Тогда, в доцифровую зиму 1983 года, титрами интересовались в основном профессионалы. Художников интересовало, кто был художник, костюмеров — кто был костюмер. Среди продюсеров, замахивавшихся на русскую тематику, росло понимание, что публика год от году становится разборчивей и требует большей аутентичности на экране. Невежественных «ляпов» надо избегать.
Телефон на моем столе звонил все чаще. Заветный номер передавали из рук в руки, актеры, постановщики и помрежи обращались охотно. Во первых — это Би-би-си, «Auntie», как ее называют, любимая тетка, которая поможет, научит и направит на верный путь своего племянника, британский народ, а во вторых — совет у тетушки бесплатный, как и положено в дружной семье.

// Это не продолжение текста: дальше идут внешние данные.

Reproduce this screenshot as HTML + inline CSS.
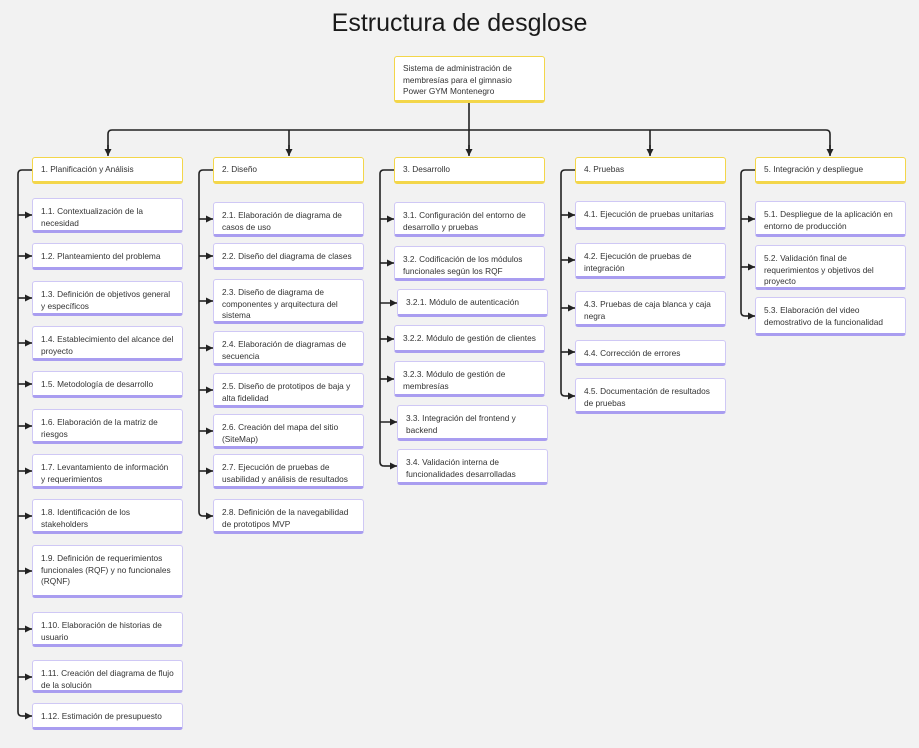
<!DOCTYPE html>
<html><head><meta charset="utf-8"><style>
body{margin:0;width:919px;height:748px;background:#f2f2f2;position:relative;overflow:hidden;font-family:"Liberation Sans","DejaVu Sans",sans-serif;}
.t{position:absolute;left:0;width:919px;top:9px;text-align:center;font-size:25px;color:#1a1a1a;}
.b{position:absolute;box-sizing:border-box;background:#fff;border:1px solid #cfc8f5;border-bottom:3px solid #a99df0;border-radius:3px;padding:7px 8px;font-size:8.3px;line-height:11.5px;color:#333;}
.h{border:1px solid #f3d64a;border-bottom:3px solid #f3d64a;padding:6px 8px;}
svg{position:absolute;left:0;top:0;}
</style></head><body>
<div class="t">Estructura de desglose</div>
<svg width="919" height="748" fill="none" stroke="#222" stroke-width="1.6">
<defs><marker id="a" markerUnits="userSpaceOnUse" markerWidth="8" markerHeight="8" refX="7" refY="4" orient="auto"><path d="M0,0.5 L7,4 L0,7.5 z" fill="#222" stroke="none"/></marker></defs>
<path d="M469,102 V130 M108,155 V134 Q108,130 112,130 H826 Q830,130 830,134 V155 M289,130 V155 M469,130 V155 M650,130 V155" />
<g marker-end="url(#a)"><path d="M108,145 V156"/><path d="M289,145 V156"/><path d="M469,145 V156"/><path d="M650,145 V156"/><path d="M830,145 V156"/></g>
<path d="M32,170 H22 Q18,170 18,174 V712 Q18,716 22,716"/>
<g marker-end="url(#a)">
<path d="M18,215 H32"/><path d="M18,256 H32"/><path d="M18,298 H32"/><path d="M18,343 H32"/><path d="M18,384 H32"/><path d="M18,426 H32"/><path d="M18,471 H32"/><path d="M18,516 H32"/><path d="M18,571 H32"/><path d="M18,629 H32"/><path d="M18,677 H32"/><path d="M22,716 H32"/>
</g>
<path d="M213,170 H203 Q199,170 199,174 V512 Q199,516 203,516"/>
<g marker-end="url(#a)">
<path d="M199,219 H213"/><path d="M199,256 H213"/><path d="M199,301 H213"/><path d="M199,348 H213"/><path d="M199,390 H213"/><path d="M199,431 H213"/><path d="M199,471 H213"/><path d="M203,516 H213"/>
</g>
<path d="M394,170 H384 Q380,170 380,174 V462 Q380,466 384,466"/>
<g marker-end="url(#a)">
<path d="M380,219 H394"/><path d="M380,263 H394"/><path d="M380,303 H397"/><path d="M380,339 H394"/><path d="M380,379 H394"/><path d="M380,422 H397"/><path d="M384,466 H397"/>
</g>
<path d="M575,170 H565 Q561,170 561,174 V392 Q561,396 565,396"/>
<g marker-end="url(#a)">
<path d="M561,215 H575"/><path d="M561,260 H575"/><path d="M561,308 H575"/><path d="M561,352 H575"/><path d="M565,396 H575"/>
</g>
<path d="M755,170 H745 Q741,170 741,174 V312 Q741,316 745,316"/>
<g marker-end="url(#a)">
<path d="M741,219 H755"/><path d="M741,267 H755"/><path d="M745,316 H755"/>
</g>
</svg>

<div class="b h" style="left:394px;top:56px;width:151px;height:47px;">Sistema de administración de membresías para el gimnasio Power GYM Montenegro</div>

<div class="b h" style="left:32px;top:157px;width:151px;height:27px;">1. Planificación y Análisis</div>
<div class="b h" style="left:213px;top:157px;width:151px;height:27px;">2. Diseño</div>
<div class="b h" style="left:394px;top:157px;width:151px;height:27px;">3. Desarrollo</div>
<div class="b h" style="left:575px;top:157px;width:151px;height:27px;">4. Pruebas</div>
<div class="b h" style="left:755px;top:157px;width:151px;height:27px;">5. Integración y despliegue</div>

<div class="b" style="left:32px;top:198px;width:151px;height:35px;">1.1. Contextualización de la necesidad</div>
<div class="b" style="left:32px;top:243px;width:151px;height:27px;">1.2. Planteamiento del problema</div>
<div class="b" style="left:32px;top:281px;width:151px;height:35px;">1.3. Definición de objetivos general y específicos</div>
<div class="b" style="left:32px;top:326px;width:151px;height:35px;">1.4. Establecimiento del alcance del proyecto</div>
<div class="b" style="left:32px;top:371px;width:151px;height:27px;">1.5. Metodología de desarrollo</div>
<div class="b" style="left:32px;top:409px;width:151px;height:35px;">1.6. Elaboración de la matriz de riesgos</div>
<div class="b" style="left:32px;top:454px;width:151px;height:35px;">1.7. Levantamiento de información y requerimientos</div>
<div class="b" style="left:32px;top:499px;width:151px;height:35px;">1.8. Identificación de los stakeholders</div>
<div class="b" style="left:32px;top:545px;width:151px;height:53px;">1.9. Definición de requerimientos funcionales (RQF) y no funcionales (RQNF)</div>
<div class="b" style="left:32px;top:612px;width:151px;height:35px;">1.10. Elaboración de historias de usuario</div>
<div class="b" style="left:32px;top:660px;width:151px;height:33px;">1.11. Creación del diagrama de flujo de la solución</div>
<div class="b" style="left:32px;top:703px;width:151px;height:27px;">1.12. Estimación de presupuesto</div>

<div class="b" style="left:213px;top:202px;width:151px;height:35px;">2.1. Elaboración de diagrama de casos de uso</div>
<div class="b" style="left:213px;top:243px;width:151px;height:27px;">2.2. Diseño del diagrama de clases</div>
<div class="b" style="left:213px;top:279px;width:151px;height:45px;">2.3. Diseño de diagrama de componentes y arquitectura del sistema</div>
<div class="b" style="left:213px;top:331px;width:151px;height:35px;">2.4. Elaboración de diagramas de secuencia</div>
<div class="b" style="left:213px;top:373px;width:151px;height:35px;">2.5. Diseño de prototipos de baja y alta fidelidad</div>
<div class="b" style="left:213px;top:414px;width:151px;height:35px;">2.6. Creación del mapa del sitio (SiteMap)</div>
<div class="b" style="left:213px;top:454px;width:151px;height:35px;">2.7. Ejecución de pruebas de usabilidad y análisis de resultados</div>
<div class="b" style="left:213px;top:499px;width:151px;height:35px;">2.8. Definición de la navegabilidad de prototipos MVP</div>

<div class="b" style="left:394px;top:202px;width:151px;height:35px;">3.1. Configuración del entorno de desarrollo y pruebas</div>
<div class="b" style="left:394px;top:246px;width:151px;height:35px;">3.2. Codificación de los módulos funcionales según los RQF</div>
<div class="b" style="left:397px;top:289px;width:151px;height:28px;">3.2.1. Módulo de autenticación</div>
<div class="b" style="left:394px;top:325px;width:151px;height:28px;">3.2.2. Módulo de gestión de clientes</div>
<div class="b" style="left:394px;top:361px;width:151px;height:36px;">3.2.3. Módulo de gestión de membresías</div>
<div class="b" style="left:397px;top:405px;width:151px;height:36px;">3.3. Integración del frontend y backend</div>
<div class="b" style="left:397px;top:449px;width:151px;height:36px;">3.4. Validación interna de funcionalidades desarrolladas</div>

<div class="b" style="left:575px;top:201px;width:151px;height:29px;">4.1. Ejecución de pruebas unitarias</div>
<div class="b" style="left:575px;top:243px;width:151px;height:36px;">4.2. Ejecución de pruebas de integración</div>
<div class="b" style="left:575px;top:291px;width:151px;height:36px;">4.3. Pruebas de caja blanca y caja negra</div>
<div class="b" style="left:575px;top:340px;width:151px;height:26px;">4.4. Corrección de errores</div>
<div class="b" style="left:575px;top:378px;width:151px;height:36px;">4.5. Documentación de resultados de pruebas</div>

<div class="b" style="left:755px;top:201px;width:151px;height:36px;">5.1. Despliegue de la aplicación en entorno de producción</div>
<div class="b" style="left:755px;top:245px;width:151px;height:45px;">5.2. Validación final de requerimientos y objetivos del proyecto</div>
<div class="b" style="left:755px;top:297px;width:151px;height:39px;">5.3. Elaboración del video demostrativo de la funcionalidad</div>
</body></html>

Малый экран, большой экран
Я помню ажиотаж, охвативший Ленинград в 1958 году. На гастроли приезжал шекспировский театр из Стратфорда-на-Эвоне. Давали «Макбета». Залы были набиты битком, у входа толпы охотились за «лишним билетиком», при этом почти никто не понимал ни слова, звучащего со сцены. Даже те, кто знал английский (а таких было очень мало), не могли воспринять Шекспира образца 1606 года.
Впрочем, если бы каким-то чудом до нас дошла пьеса, написанная в том же году в России, при Василии Шуйском, то результат не очень отличался бы. Вообразите монолог летописца: «Не по мнозе же времени сотвориша пиръ дядья его Шуйского не яко любве ради желаху его, но убiйства. И призваша, и ядоша и пиша. Последи же пршде къ нему злаго корене злая отрасль, яко же древняя змiя льстивая подоиде Княгиня Дмитреева Шуйского Христина Малютина дочь Скуратова…»
Впрочем, содержание «Макбета» театралам было и так известно, важно было посмотреть, как это делают на родине барда. Заглавную роль играл знаменитый Майкл Редгрейв, отец актрисы Ванессы Редгрейв, Корел Браун играла Гертруду. Воспоминания незабываемые, как говорили тогда — непонятно, но здорово!
Перенесемся теперь на 25 лет вперед, в Лондон 1983 года. На съемочной площадке я встречаю эту самую Корел Браун, роскошную статную даму в шубе и шляпе из черно-бурой лисы, она играет себя. В основе сценария — случай, произошедший с ней на этих советских гастролях. Об этом случае она как-то рассказала писателю и драматургу Алану Бенетту, тот расширил, украсил, присочинил. Получилась пьеса.